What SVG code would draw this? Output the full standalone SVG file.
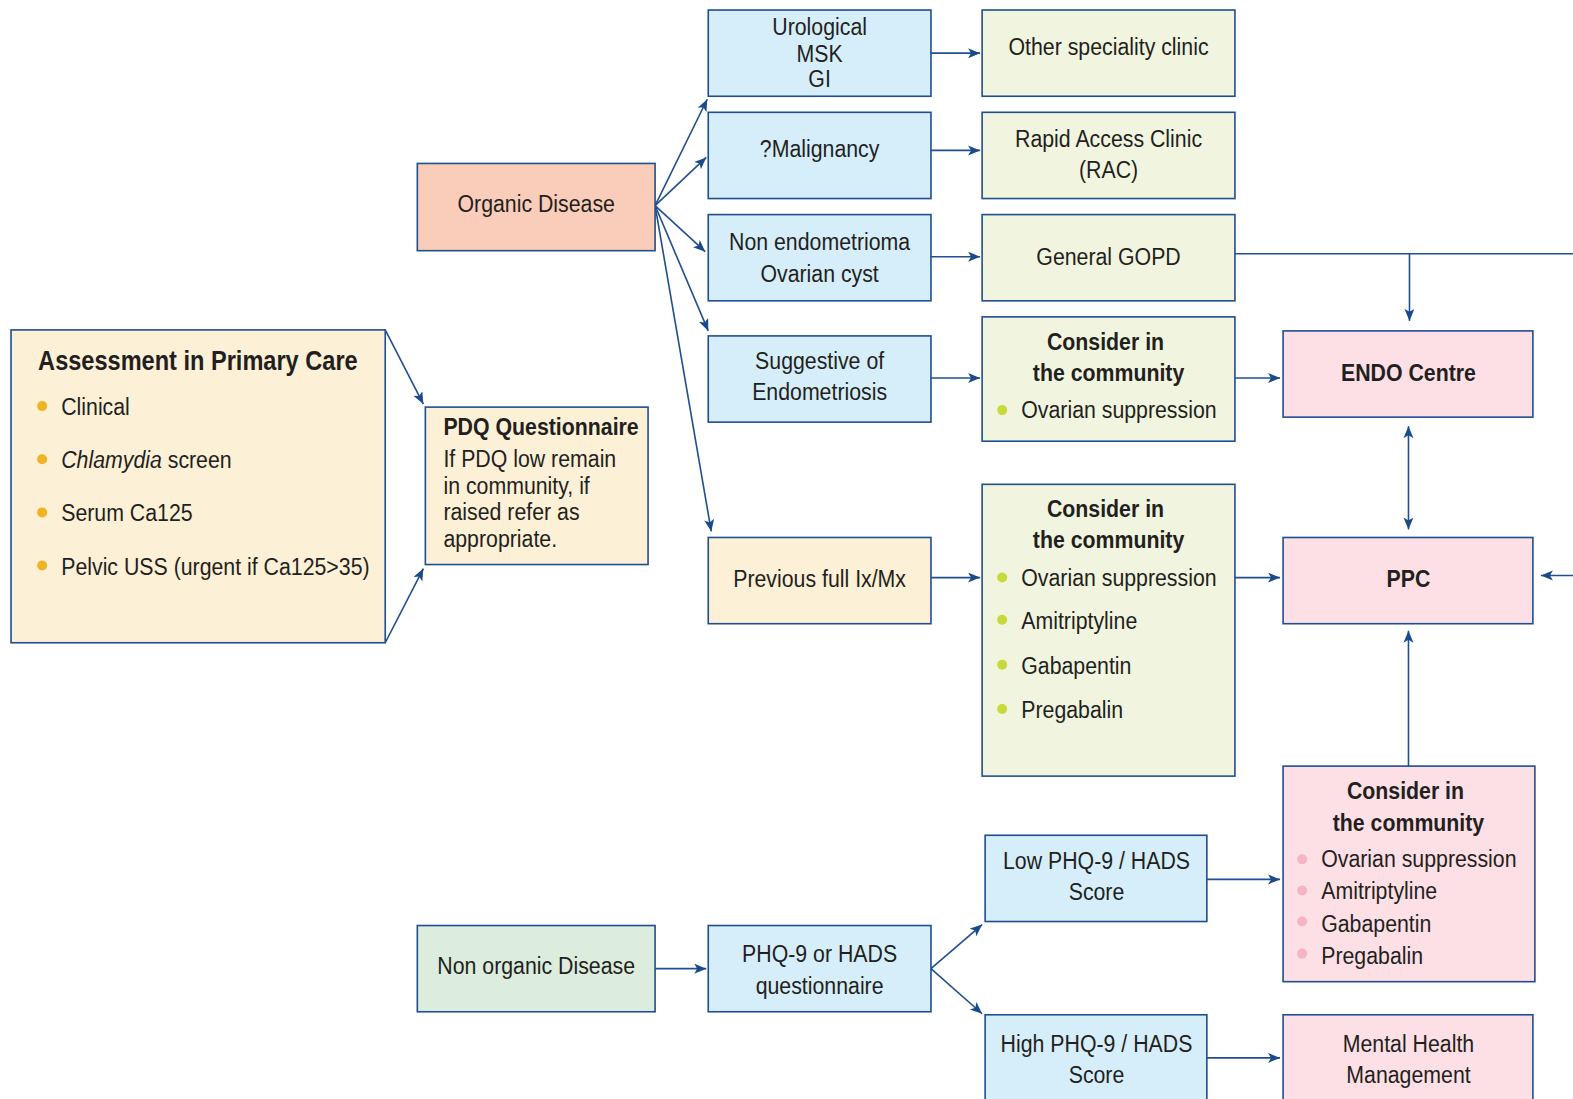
<svg xmlns="http://www.w3.org/2000/svg" width="1573" height="1099" viewBox="0 0 1573 1099">
<style>
text{font-family:"Liberation Sans",Arial,sans-serif;font-size:24px;fill:#231f20}
.c{text-anchor:middle}
.b{font-weight:bold}
.box{stroke:#1f4f8f;stroke-width:1.6}
.blue{fill:#d6eefa}.green{fill:#f1f5df}.cream{fill:#fcf0d7}.salmon{fill:#f9cdb9}.mint{fill:#dcecdd}.pink{fill:#fde0e6}
.ln{stroke:#1f4f8f;stroke-width:1.6;fill:none;marker-end:url(#ah)}
.ln0{stroke:#1f4f8f;stroke-width:1.6;fill:none}
.dy{fill:#f0b323}.dg{fill:#c8d93c}.dp{fill:#f4b4c3}
</style>
<defs>
<marker id="ah" markerUnits="userSpaceOnUse" markerWidth="14" markerHeight="12" refX="12" refY="5" orient="auto-start-reverse">
<path d="M0,0 L12,5 L0,10 L3,5 z" fill="#1a4a8a"/>
</marker>
</defs>
<g transform="scale(1.00319,1.00274)">
<g id="connectors">
<path class="ln" d="M384,329 L422,403"/>
<path class="ln" d="M384,641 L422,567"/>
<path class="ln" d="M653,205 L705,99"/>
<path class="ln" d="M653,205 L704,157"/>
<path class="ln" d="M653,205 L703,251"/>
<path class="ln" d="M653,205 L706,330"/>
<path class="ln" d="M653,205 L709,530"/>
<path class="ln" d="M928,53 L977,53"/>
<path class="ln" d="M928,150 L977,150"/>
<path class="ln" d="M928,256 L977,256"/>
<path class="ln" d="M928,377 L977,377"/>
<path class="ln" d="M928,576 L977,576"/>
<path class="ln" d="M1231,377 L1276,377"/>
<path class="ln" d="M1231,576 L1276,576"/>
<path class="ln0" d="M1231,253 L1575,253"/>
<path class="ln" d="M1405,253 L1405,320"/>
<path class="ln" style="marker-start:url(#ah)" d="M1404,425 L1404,528"/>
<path class="ln" d="M1575,574 L1536,574"/>
<path class="ln" d="M1404,764 L1404,629"/>
<path class="ln" d="M653,966 L704,966"/>
<path class="ln" d="M928,966 L979,922"/>
<path class="ln" d="M928,966 L979,1011"/>
<path class="ln" d="M1203,877 L1276,877"/>
<path class="ln" d="M1203,1055 L1276,1055"/>
</g>
<g id="assessment">
<rect class="box cream" x="11" y="329" width="373" height="312"/>
<text class="b" style="font-size:27px" transform="translate(38,369) scale(.87,1)">Assessment in Primary Care</text>
<circle class="dy" cx="42" cy="405" r="5"/><text transform="translate(61,414) scale(.885,1)">Clinical</text>
<circle class="dy" cx="42" cy="458" r="5"/><text transform="translate(61,467) scale(.885,1)"><tspan font-style="italic">Chlamydia</tspan> screen</text>
<circle class="dy" cx="42" cy="511" r="5"/><text transform="translate(61,520) scale(.885,1)">Serum Ca125</text>
<circle class="dy" cx="42" cy="564" r="5"/><text transform="translate(61,573) scale(.885,1)">Pelvic USS (urgent if Ca125&gt;35)</text>
</g>
<g id="pdq">
<rect class="box cream" x="424" y="406" width="222" height="157"/>
<text class="b" transform="translate(442,434) scale(.885,1)">PDQ Questionnaire</text>
<text transform="translate(442,466) scale(.885,1)">If PDQ low remain</text>
<text transform="translate(442,493) scale(.885,1)">in community, if</text>
<text transform="translate(442,519) scale(.885,1)">raised refer as</text>
<text transform="translate(442,546) scale(.885,1)">appropriate.</text>
</g>
<g id="organic">
<rect class="box salmon" x="416" y="163" width="237" height="87"/>
<text class="c" transform="translate(534.5,211) scale(.885,1)">Organic Disease</text>
</g>
<g id="nonorganic">
<rect class="box mint" x="416" y="923" width="237" height="86"/>
<text class="c" transform="translate(534.5,971) scale(.885,1)">Non organic Disease</text>
</g>
<g id="urological">
<rect class="box blue" x="706" y="10" width="222" height="86"/>
<text class="c" transform="translate(817,35) scale(.885,1)">Urological</text>
<text class="c" transform="translate(817,62) scale(.885,1)">MSK</text>
<text class="c" transform="translate(817,87) scale(.885,1)">GI</text>
</g>
<g id="malignancy">
<rect class="box blue" x="706" y="112" width="222" height="86"/>
<text class="c" transform="translate(817,157) scale(.885,1)">?Malignancy</text>
</g>
<g id="nonendo">
<rect class="box blue" x="706" y="214" width="222" height="86"/>
<text class="c" transform="translate(817,249) scale(.885,1)">Non endometrioma</text>
<text class="c" transform="translate(817,281) scale(.885,1)">Ovarian cyst</text>
</g>
<g id="suggestive">
<rect class="box blue" x="706" y="335" width="222" height="86"/>
<text class="c" transform="translate(817,368) scale(.885,1)">Suggestive of</text>
<text class="c" transform="translate(817,399) scale(.885,1)">Endometriosis</text>
</g>
<g id="previous">
<rect class="box cream" x="706" y="536" width="222" height="86"/>
<text class="c" transform="translate(817,585) scale(.885,1)">Previous full Ix/Mx</text>
</g>
<g id="phq">
<rect class="box blue" x="706" y="923" width="222" height="86"/>
<text class="c" transform="translate(817,959) scale(.885,1)">PHQ-9 or HADS</text>
<text class="c" transform="translate(817,991) scale(.885,1)">questionnaire</text>
</g>
<g id="other">
<rect class="box green" x="979" y="10" width="252" height="86"/>
<text class="c" transform="translate(1105,55) scale(.885,1)">Other speciality clinic</text>
</g>
<g id="rac">
<rect class="box green" x="979" y="112" width="252" height="86"/>
<text class="c" transform="translate(1105,147) scale(.885,1)">Rapid Access Clinic</text>
<text class="c" transform="translate(1105,178) scale(.885,1)">(RAC)</text>
</g>
<g id="gopd">
<rect class="box green" x="979" y="214" width="252" height="86"/>
<text class="c" transform="translate(1105,264) scale(.885,1)">General GOPD</text>
</g>
<g id="consider1">
<rect class="box green" x="979" y="316" width="252" height="124"/>
<text class="c b" transform="translate(1102,349) scale(.885,1)">Consider in</text>
<text class="c b" transform="translate(1105,380) scale(.885,1)">the community</text>
<circle class="dg" cx="999" cy="409" r="5"/><text transform="translate(1018,417) scale(.885,1)">Ovarian suppression</text>
</g>
<g id="consider2">
<rect class="box green" x="979" y="483" width="252" height="291"/>
<text class="c b" transform="translate(1102,516) scale(.885,1)">Consider in</text>
<text class="c b" transform="translate(1105,547) scale(.885,1)">the community</text>
<circle class="dg" cx="999" cy="576" r="5"/><text transform="translate(1018,584) scale(.885,1)">Ovarian suppression</text>
<circle class="dg" cx="999" cy="618" r="5"/><text transform="translate(1018,627) scale(.885,1)">Amitriptyline</text>
<circle class="dg" cx="999" cy="663" r="5"/><text transform="translate(1018,672) scale(.885,1)">Gabapentin</text>
<circle class="dg" cx="999" cy="707" r="5"/><text transform="translate(1018,716) scale(.885,1)">Pregabalin</text>
</g>
<g id="lowphq">
<rect class="box blue" x="982" y="833" width="221" height="86"/>
<text class="c" transform="translate(1093,867) scale(.885,1)">Low PHQ-9 / HADS</text>
<text class="c" transform="translate(1093,898) scale(.885,1)">Score</text>
</g>
<g id="highphq">
<rect class="box blue" x="982" y="1012" width="221" height="100"/>
<text class="c" transform="translate(1093,1049) scale(.885,1)">High PHQ-9 / HADS</text>
<text class="c" transform="translate(1093,1080) scale(.885,1)">Score</text>
</g>
<g id="endo">
<rect class="box pink" x="1279" y="330" width="249" height="86"/>
<text class="c b" transform="translate(1404,380) scale(.885,1)">ENDO Centre</text>
</g>
<g id="ppc">
<rect class="box pink" x="1279" y="536" width="249" height="86"/>
<text class="c b" transform="translate(1404,585) scale(.885,1)">PPC</text>
</g>
<g id="consider3">
<rect class="box pink" x="1279" y="764" width="251" height="215"/>
<text class="c b" transform="translate(1401,797) scale(.885,1)">Consider in</text>
<text class="c b" transform="translate(1404,829) scale(.885,1)">the community</text>
<circle class="dp" cx="1298" cy="857" r="5"/><text transform="translate(1317,865) scale(.885,1)">Ovarian suppression</text>
<circle class="dp" cx="1298" cy="888" r="5"/><text transform="translate(1317,897) scale(.885,1)">Amitriptyline</text>
<circle class="dp" cx="1298" cy="919" r="5"/><text transform="translate(1317,929) scale(.885,1)">Gabapentin</text>
<circle class="dp" cx="1298" cy="951" r="5"/><text transform="translate(1317,961) scale(.885,1)">Pregabalin</text>
</g>
<g id="mental">
<rect class="box pink" x="1279" y="1012" width="249" height="100"/>
<text class="c" transform="translate(1404,1049) scale(.885,1)">Mental Health</text>
<text class="c" transform="translate(1404,1080) scale(.885,1)">Management</text>
</g>
</g>
</svg>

::::::::

YOUR TASK. Identify and list each line with the word "full".

THE RESPONSE.
What SVG code would draw this? Output the full standalone SVG file.
<text class="c" transform="translate(817,585) scale(.885,1)">Previous full Ix/Mx</text>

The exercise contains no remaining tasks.